Now the problem is, if our models are very capable and they do this really hard task that we don't really understand, what if they just sneak in subtle security vulnerabilities that we miss and then they pile on a bunch of these until they can exploit them later. And so the question is, if these methods I'm discussing here mainly work for elicitation, does it actually help us? And so I wanna make the bold claim that I want y'all to disagree with me on, if you so wish. Which is, that if we actually manage to solve elicitation, then we've also solved in large parts deception. Or at least that will help us a lot against deception. 


Let me give you three arguments. One is: The way we train our models is some variation of: (1) we use them as reward models, (2) we use them for constitutional AI, and (3) we deploy them as monitoring systems to look at the traffic after the model is deployed. And so if we can elicit the capabilities of the reward models and monitors better, then we will also effectively be supervising our models better and they will be able to get away with less unsafe behavior. And more specifically, if detecting the shady behavior is easier than producing it, and I have a fully elicited monitor, then I know if I have a similar sized agent, the agent couldn't get away with anything because my monitor would be able to detect it. 


The other thing is, if my model actually uses all of its capabilities towards the task I give it, then it doesn't have any capability or capacity left to be secretly plotting against me. Now it could still   bide its time and just not do anything on most tasks and then occasionally in very rare cases, it decides now's the time to turn.


But then you still have to spend some amount of capacity on every task deciding whether now is the time to start plotting or deceiving. And then the third argument is if we are actually really good at eliciting capabilities, we could also elicit the model's deceptive capabilities and just train it towards the deceptive tasks.
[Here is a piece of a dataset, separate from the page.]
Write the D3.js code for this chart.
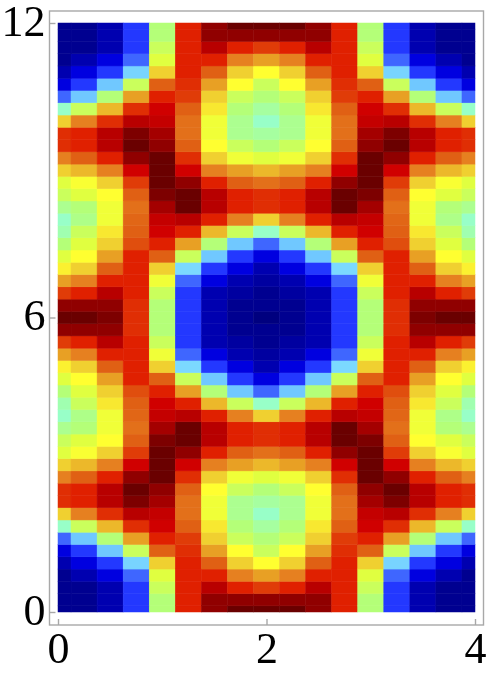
<!DOCTYPE html>
<html>
<head>
<meta charset="utf-8">
<script src="https://cdn.jsdelivr.net/npm/d3@7"></script>
<style>
  html, body { margin: 0; padding: 0; background: #fff; }
  svg { display: block; filter: blur(0.4px); }
  .axis text { font-family: "Liberation Serif", serif; font-size: 44px; fill: #000; }
  .axis line { stroke: #a8a8a8; stroke-width: 1.4; }
</style>
</head>
<body>
<div id="chart"></div>
<script>
// sample positions of the grid
const xValues = d3.range(0, 4.01, 0.25);
const yValues = d3.range(0, 12.01, 0.25);
const xTicks = [0, 2, 4];
const yTicks = [0, 6, 12];

// colour levels, dark blue up to dark red
const palette = [
  "#00006e", "#000090", "#0000b0", "#0000e0", "#2338ff", "#3f66ff",
  "#70c8ff", "#80e0ff", "#98ffc8", "#b4ff78", "#e0ff40", "#ffff30",
  "#f0d030", "#e8a024", "#e68020", "#e06014", "#e03c08", "#e02000",
  "#d00000", "#b80000", "#900000", "#6a0000"
];

// left half of the plot (x 0..2), rows from y=0 up to y=6.
// the picture mirrors around x=2 and y=6
const quarter = [
  [1, 1, 2, 4, 9, 17, 20, 21, 21],
  [1, 1, 2, 4, 9, 17, 20, 20, 20],
  [1, 1, 2, 4, 9.5, 17, 19, 17, 16],
  [1, 2, 3, 5, 10, 17, 17, 14, 13],
  [2, 3, 4, 6.5, 12, 17, 15, 12, 11],
  [3, 4, 6, 9.5, 15, 16.5, 13, 11, 9.5],
  [5, 6, 9, 13, 17, 16, 12, 9.5, 9],
  [8, 9.5, 12.5, 16.5, 18, 15, 11.5, 9, 8.5],
  [12, 14, 16.5, 19, 18.5, 14.5, 10.5, 8.7, 8],
  [16.5, 17, 19, 20.5, 19.5, 14.5, 10.5, 8.7, 8.5],
  [16.5, 17, 19, 21, 20, 15, 11, 9.5, 9],
  [14, 15, 17, 20, 21, 16.5, 12, 10.5, 10],
  [12, 12.5, 14, 18, 21, 18, 14, 13, 12.5],
  [10, 10.8, 12, 16, 21, 20, 17, 15, 14.5],
  [9.5, 10, 11, 15, 20.5, 21, 19, 17, 16.5],
  [8.7, 9, 10.5, 14.5, 19.5, 21, 19, 17, 16.5],
  [8, 8.8, 10.5, 14.8, 18.5, 19, 17, 14, 12],
  [8.3, 9.5, 11.5, 15, 18, 17, 12.5, 9.5, 8],
  [9, 10, 12, 15.5, 17, 13, 9, 6, 5],
  [10, 11, 13, 17, 15, 9.5, 6, 4, 3],
  [11.3, 12, 15, 17, 12, 6.7, 4, 3, 2],
  [13, 14, 17, 17, 10.5, 5, 3, 2, 1.5],
  [16, 17, 19, 17, 9.5, 4, 2, 1.5, 1],
  [20, 20, 20, 16.5, 9, 4, 2, 1, 1],
  [21, 21, 20.5, 16.5, 9, 4, 2, 1, 0.5]
];

const width = 487;
const height = 675;
const frame = { left: 49.5, right: 483.5, top: 11, bottom: 625 };

const x = d3.scaleLinear().domain([0, 4]).range([58, 475]);
const y = d3.scaleLinear().domain([0, 12]).range([612, 23]);
const color = d3.scaleLinear().domain(d3.range(palette.length)).range(palette);

const svg = d3.select("#chart").append("svg")
  .attr("width", width)
  .attr("height", height);

// flatten the mirrored grid into cells
const cells = [];
yValues.forEach((yv, r) => {
  const row = quarter[r <= 24 ? r : 48 - r];
  xValues.forEach((xv, c) => {
    cells.push({ xv, yv, v: row[c <= 8 ? c : 16 - c] });
  });
});

const half = 0.125;
svg.append("g")
  .selectAll("rect")
  .data(cells)
  .join("rect")
  .attr("x", d => x(Math.max(0, d.xv - half)))
  .attr("y", d => y(Math.min(12, d.yv + half)))
  .attr("width", d => x(Math.min(4, d.xv + half)) - x(Math.max(0, d.xv - half)))
  .attr("height", d => y(Math.max(0, d.yv - half)) - y(Math.min(12, d.yv + half)))
  .attr("fill", d => color(d.v))
  .attr("stroke", d => color(d.v))
  .attr("stroke-width", 0.5);

// frame
svg.append("rect")
  .attr("x", frame.left)
  .attr("y", frame.top)
  .attr("width", frame.right - frame.left)
  .attr("height", frame.bottom - frame.top)
  .attr("fill", "none")
  .attr("stroke", "#a8a8a8")
  .attr("stroke-width", 1.4);

// axes, ticks point inwards from the frame
const xAxis = d3.axisBottom(x).tickValues(xTicks).tickSize(-6).tickFormat(d3.format("d"));
const yAxis = d3.axisLeft(y).tickValues(yTicks).tickSize(-6).tickPadding(4).tickFormat(d3.format("d"));

svg.append("g").attr("class", "axis").attr("transform", `translate(0,${frame.bottom})`).call(xAxis)
  .call(g => g.select(".domain").remove())
  .call(g => g.selectAll("text").attr("y", 38).attr("dy", 0));
svg.append("g").attr("class", "axis").attr("transform", `translate(${frame.left},0)`).call(yAxis)
  .call(g => g.select(".domain").remove())
  .call(g => g.selectAll("text").attr("dy", 12));
</script>
</body>
</html>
Let's say we make a model organism. We train the model to just, lie to us or try to insert subtle security vulnerabilities and all of these things. And we just see how good the model is at that and whether we could catch it. And if we can’t, we have to improve our defenses.


With that, I want to just go over the main points that I think were interesting here. One is, I want to supervise models on really hard tasks. I would claim we can measure progress here and we have a bunch of cool ideas and should just try and see how well they work on real tasks. It seems like weak to strong generalization doesn't work that well on the tasks that we care about out of the box. More work is needed. And that also makes us question whether RLHF will scale by default. 


Critic helpfulness training improves backfinding, which is good news. It's unclear if it improves judge accuracy. Bigger models will hopefully tell that story more clearly. And then training for legibility with small models transfers to humans, which made me a lot more bullish on just doing scalable website experiments with small models instead of humans because it lets you iterate so much faster. 


Okay. I want to thank all of my many collaborators both from my old team at OpenAI and my new team at Anthropic. I have done very little of the actual work that I've talked about here, and it's all thanks to these folks that this work actually exists. And I'm very grateful that I got to work with them.  And with that, let's go to questions.